Giving your students constructive feedback while marking is vital to giving them the best opportunity to learn from their mistakes and encourage them when they’re correct. Here are a few tips to help you out:
- Prepare your students.
To reduce the anxiety that comes with getting feedback as well as the apprehension around the process, explain your grading criteria. Consider showing students a sample of answers, or have them respond to a sample question in class.
- State clearly what you expect from your students.
This might be problem solving. Or it might be stating and substantiating a thesis or statement. There should be no doubt as to what you want. Often you will here students asking other students what they did because they weren’t sure as to what was required.
- Briefly describe what constitutes “A+” work and what is considered average or a fail.
Make your expectations clear.
- Model how you would approach a question or solve a problem.
Or better yet ask the students to do this.
- Identify likely problems in advance.
These might include: Poorly crafted thesis statements; stating facts rather than advancing an argument; using vague, imprecise terms; rambling; writing in the passive voice.
- Following the exam, identify problems that cropped up repeatedly.
Suggest strategies that students might adopt to deal with these problems.

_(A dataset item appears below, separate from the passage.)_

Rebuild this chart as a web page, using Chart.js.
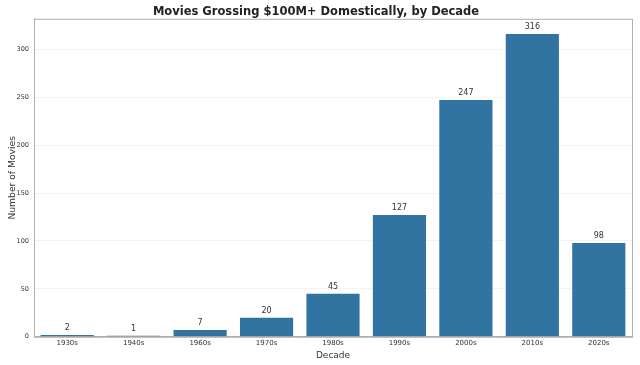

A big thing to remember is not to be too harsh and be open to discussing your marking with students. Don’t confuse your students with vague feedback and make sure you aren’t too harsh. Encourage students to ask questions as much as possible when you return graded assignments. As an educator, your job is to guide students to success and they need to realise you aren’t there to tear them down intentionally but rather to help them learn from mistakes.